Van Susteren remembers bumping into Anita Dunn back when Dunn served as head of the Obama White House communications office. “Someone from Fox had been fighting with her all day,” says Van Susteren, referring to Neil Cavuto’s rant after Dunn, interviewed on CNN, called Fox “a wing of the Republican Party” and “not a news network at this point.”

“We ended up having a great conversation,” Van Susteren recalls of her supposed adversary. “Tammy enables all of us to do a better job.’’

Among Haddad’s qualities is her obsession to connect people, boost their causes, and tap into the Washington social scene. No easy task with the insular Obama crowd.

“The Obama group all worked together in Chicago. So when they moved from Chicago to Washington, they acted as a sustaining organism,” she concedes.

Susan Axelrod, wife of David Axelrod, President Obama’s closest adviser, admits that before she met Haddad, attending or hosting a Washington social event was the last thing she wanted to do. That was before Haddad saw Axelrod honored on the “Today” show as Mother of the Year and, determined to help her, picked up the telephone.
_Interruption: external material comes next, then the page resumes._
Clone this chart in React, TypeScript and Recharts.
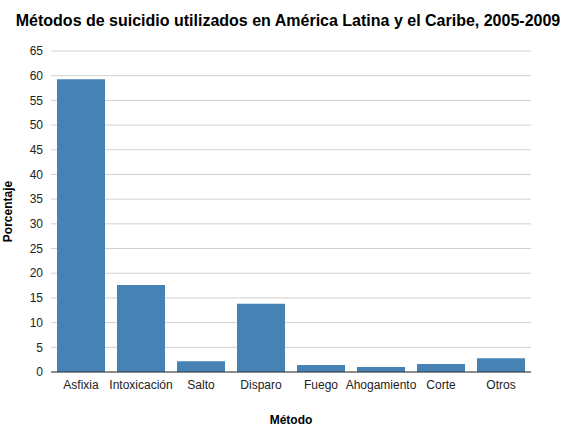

“Tammy totally respects that the Washington social world is not my world,” says Axelrod, whose daughter has battled epilepsy from infancy. “She gets that I’m not impressed with these people. But then she’ll say, ‘This is someone to help you, and so you need to come to this dinner, then write them a note, and this is what you should say.’”

As chairman of Citizens United for Research in Epilepsy, Axelrod presented Haddad with the 2010 Friend of CURE Award at a party co-hosted by Haddad’s good friend Connie Milstein, Countess de La Haye Saint Hilaire, who owns the Jefferson Hotel, and is a CURE board member. The day after the party, the titled hotelier pledged a $500,000, two-year challenge grant to support epilepsy research.

Haddad launched her social career in 1993 when she gave her first White House Correspondents predinner brunch. The garden party made news when Barbra Streisand, miffed at a question from a New York Times reporter, stormed out of Haddad’s backyard. That same year, Haddad left CNN to join “Today” in New York, where she met her husband Ted Greenberg, a federal prosecutor.

“He read about me in the newspaper and called,” she says. “That was three months before I moved to Los Angeles to work for David Letterman’s production company producing ‘The Late Late Show with Tom Snyder.’” Greenberg now works advising the World Bank and Interpol tracing illegal money transfers. The couple has two children — Rachel, 12, and David, 10.

This year, the family decided to move their Correspondents predinner brunch to the former home of late Washington Post publisher and social doyenne Katharine Graham, where Haddad and her co-host David Adler feted 650 guests, including Sarah Palin, the Axelrods and Rupert and Wendi Murdoch. In addition to hosting the party, Haddad covered it on her blog.

Her decision to leave television and launch Haddad Media came in 2007 when she parted company with MSNBC after four years producing Chris Matthews’ show “Hardball.” In the midst of a national presidential campaign, she signed up clients including Newsweek and National Journal (both are no longer clients). Then she invested in a handheld video camera and began taking every job that came her way. In addition to advising on political campaign coverage, she hit the party circuit churning out “TamCam” reports and airing them on the Daily Beast and Newsweek’s Web pages.

For the upcoming presidential election, Haddad is helping to advise Google in its new partnership with old media stalwart the Des Moines Register to host the Jan. 12 Republican presidential candidate debates in Des Moines.